Only the lines from the start of the data through the line containing "plt.rcParams['axes.formatter.use_mathtext'] = True" should be written out, exactly as they are, with both ends included and the pictures left out.

━━━━━━━━━━━━━━━━

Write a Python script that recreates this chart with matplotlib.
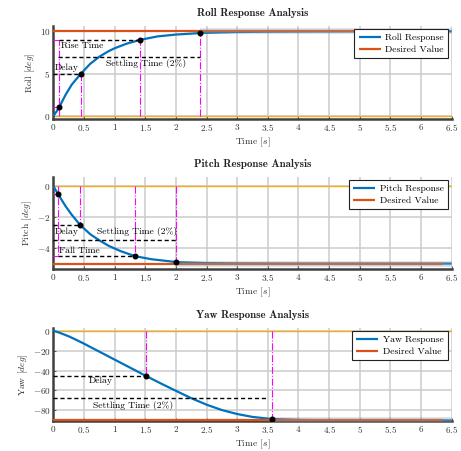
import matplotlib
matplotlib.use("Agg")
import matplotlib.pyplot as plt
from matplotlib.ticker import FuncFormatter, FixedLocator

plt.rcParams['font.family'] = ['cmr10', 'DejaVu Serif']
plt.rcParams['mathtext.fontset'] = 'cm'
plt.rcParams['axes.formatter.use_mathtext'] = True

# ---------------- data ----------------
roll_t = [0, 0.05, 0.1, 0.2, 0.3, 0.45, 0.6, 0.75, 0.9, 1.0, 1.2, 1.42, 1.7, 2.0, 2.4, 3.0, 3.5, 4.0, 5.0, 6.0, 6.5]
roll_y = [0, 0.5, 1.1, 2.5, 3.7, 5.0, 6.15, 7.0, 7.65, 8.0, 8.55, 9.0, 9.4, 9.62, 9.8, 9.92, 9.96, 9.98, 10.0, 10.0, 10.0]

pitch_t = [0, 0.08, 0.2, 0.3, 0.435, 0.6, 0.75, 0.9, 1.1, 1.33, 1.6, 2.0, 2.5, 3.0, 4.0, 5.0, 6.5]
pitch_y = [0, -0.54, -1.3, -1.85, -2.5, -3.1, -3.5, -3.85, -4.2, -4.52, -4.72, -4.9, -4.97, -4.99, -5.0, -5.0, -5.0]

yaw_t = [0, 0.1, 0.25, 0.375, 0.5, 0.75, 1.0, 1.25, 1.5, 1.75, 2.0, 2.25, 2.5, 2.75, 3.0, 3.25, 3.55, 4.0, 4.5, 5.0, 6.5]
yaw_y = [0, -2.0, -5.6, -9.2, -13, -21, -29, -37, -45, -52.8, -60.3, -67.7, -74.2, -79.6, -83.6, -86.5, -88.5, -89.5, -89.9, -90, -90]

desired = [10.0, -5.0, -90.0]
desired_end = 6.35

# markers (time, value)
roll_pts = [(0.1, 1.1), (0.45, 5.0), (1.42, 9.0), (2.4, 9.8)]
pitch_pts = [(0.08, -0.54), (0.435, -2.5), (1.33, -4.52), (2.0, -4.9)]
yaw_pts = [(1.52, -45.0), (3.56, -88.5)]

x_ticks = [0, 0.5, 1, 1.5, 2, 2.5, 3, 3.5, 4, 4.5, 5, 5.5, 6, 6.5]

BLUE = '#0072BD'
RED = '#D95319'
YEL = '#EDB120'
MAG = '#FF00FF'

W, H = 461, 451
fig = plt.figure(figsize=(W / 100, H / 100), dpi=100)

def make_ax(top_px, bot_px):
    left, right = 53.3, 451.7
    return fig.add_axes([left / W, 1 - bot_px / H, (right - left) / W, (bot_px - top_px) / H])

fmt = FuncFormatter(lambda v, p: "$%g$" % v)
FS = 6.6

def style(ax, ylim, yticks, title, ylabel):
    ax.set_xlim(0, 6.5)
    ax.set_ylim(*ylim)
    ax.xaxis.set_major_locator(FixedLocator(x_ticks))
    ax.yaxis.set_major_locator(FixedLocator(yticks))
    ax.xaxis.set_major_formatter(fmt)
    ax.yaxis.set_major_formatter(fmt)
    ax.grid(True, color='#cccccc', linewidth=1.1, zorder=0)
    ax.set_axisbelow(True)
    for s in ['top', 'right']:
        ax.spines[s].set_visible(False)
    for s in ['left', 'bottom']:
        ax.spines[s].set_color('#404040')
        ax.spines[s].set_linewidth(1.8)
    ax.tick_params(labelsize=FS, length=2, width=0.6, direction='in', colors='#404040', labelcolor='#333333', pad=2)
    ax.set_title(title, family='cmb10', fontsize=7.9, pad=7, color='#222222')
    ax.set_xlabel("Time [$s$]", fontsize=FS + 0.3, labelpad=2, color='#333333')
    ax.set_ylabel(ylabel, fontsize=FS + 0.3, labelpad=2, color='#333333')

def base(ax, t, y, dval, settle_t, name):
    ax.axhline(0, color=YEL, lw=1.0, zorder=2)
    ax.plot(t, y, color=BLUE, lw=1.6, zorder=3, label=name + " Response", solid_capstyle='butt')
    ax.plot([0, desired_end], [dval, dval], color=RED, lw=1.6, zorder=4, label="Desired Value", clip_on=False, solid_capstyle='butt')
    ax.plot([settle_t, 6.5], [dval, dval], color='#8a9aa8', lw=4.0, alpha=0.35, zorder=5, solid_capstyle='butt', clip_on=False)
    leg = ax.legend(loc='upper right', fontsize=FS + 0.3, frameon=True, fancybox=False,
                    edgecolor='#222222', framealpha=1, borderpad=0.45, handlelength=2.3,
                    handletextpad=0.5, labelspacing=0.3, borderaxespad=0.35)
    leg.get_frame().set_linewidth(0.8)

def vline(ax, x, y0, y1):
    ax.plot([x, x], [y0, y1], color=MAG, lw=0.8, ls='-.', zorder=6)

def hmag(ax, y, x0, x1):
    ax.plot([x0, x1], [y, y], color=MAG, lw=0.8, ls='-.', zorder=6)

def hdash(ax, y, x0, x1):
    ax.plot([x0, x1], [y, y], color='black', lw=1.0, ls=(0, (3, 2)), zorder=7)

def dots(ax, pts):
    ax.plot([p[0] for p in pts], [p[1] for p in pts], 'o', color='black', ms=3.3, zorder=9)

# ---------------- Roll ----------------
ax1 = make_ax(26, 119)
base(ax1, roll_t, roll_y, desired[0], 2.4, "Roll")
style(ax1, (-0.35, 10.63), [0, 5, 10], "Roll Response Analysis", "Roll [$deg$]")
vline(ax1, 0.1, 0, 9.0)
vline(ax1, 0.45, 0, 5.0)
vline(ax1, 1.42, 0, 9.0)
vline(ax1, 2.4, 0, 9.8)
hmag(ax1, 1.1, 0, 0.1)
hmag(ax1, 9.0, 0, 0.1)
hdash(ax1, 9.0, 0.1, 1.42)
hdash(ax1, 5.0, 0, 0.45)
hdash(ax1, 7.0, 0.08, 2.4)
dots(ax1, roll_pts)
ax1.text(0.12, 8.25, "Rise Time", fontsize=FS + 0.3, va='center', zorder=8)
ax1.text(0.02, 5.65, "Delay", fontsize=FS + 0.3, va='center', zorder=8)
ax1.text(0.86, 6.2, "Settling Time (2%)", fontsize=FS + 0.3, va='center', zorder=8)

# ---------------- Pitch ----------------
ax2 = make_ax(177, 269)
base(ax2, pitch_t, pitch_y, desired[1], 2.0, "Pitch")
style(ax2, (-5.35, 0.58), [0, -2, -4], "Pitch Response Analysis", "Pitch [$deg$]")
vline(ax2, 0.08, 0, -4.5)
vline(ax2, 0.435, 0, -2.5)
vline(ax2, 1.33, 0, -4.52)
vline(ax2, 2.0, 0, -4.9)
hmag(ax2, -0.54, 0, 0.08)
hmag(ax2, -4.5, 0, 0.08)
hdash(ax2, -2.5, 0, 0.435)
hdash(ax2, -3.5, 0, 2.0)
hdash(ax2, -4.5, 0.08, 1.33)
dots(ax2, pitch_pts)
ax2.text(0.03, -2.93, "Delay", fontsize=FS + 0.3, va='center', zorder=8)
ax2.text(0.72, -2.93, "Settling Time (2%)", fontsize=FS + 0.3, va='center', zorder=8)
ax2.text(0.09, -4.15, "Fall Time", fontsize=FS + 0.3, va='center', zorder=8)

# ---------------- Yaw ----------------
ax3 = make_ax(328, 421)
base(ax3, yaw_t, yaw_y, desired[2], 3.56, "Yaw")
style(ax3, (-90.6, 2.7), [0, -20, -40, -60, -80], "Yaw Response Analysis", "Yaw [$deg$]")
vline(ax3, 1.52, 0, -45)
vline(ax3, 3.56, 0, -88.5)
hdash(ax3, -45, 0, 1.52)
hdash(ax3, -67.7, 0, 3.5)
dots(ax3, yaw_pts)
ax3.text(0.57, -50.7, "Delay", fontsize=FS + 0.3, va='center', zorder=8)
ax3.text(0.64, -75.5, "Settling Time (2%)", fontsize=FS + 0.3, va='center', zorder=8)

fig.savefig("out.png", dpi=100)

━━━━━━━━━━━━━━━━

• **Solution for this problem**
Write a Python script that recreates this chart with matplotlib.
import matplotlib
matplotlib.use("Agg")
import matplotlib.pyplot as plt
from matplotlib.ticker import FuncFormatter, FixedLocator

plt.rcParams['font.family'] = ['cmr10', 'DejaVu Serif']
plt.rcParams['mathtext.fontset'] = 'cm'
plt.rcParams['axes.formatter.use_mathtext'] = True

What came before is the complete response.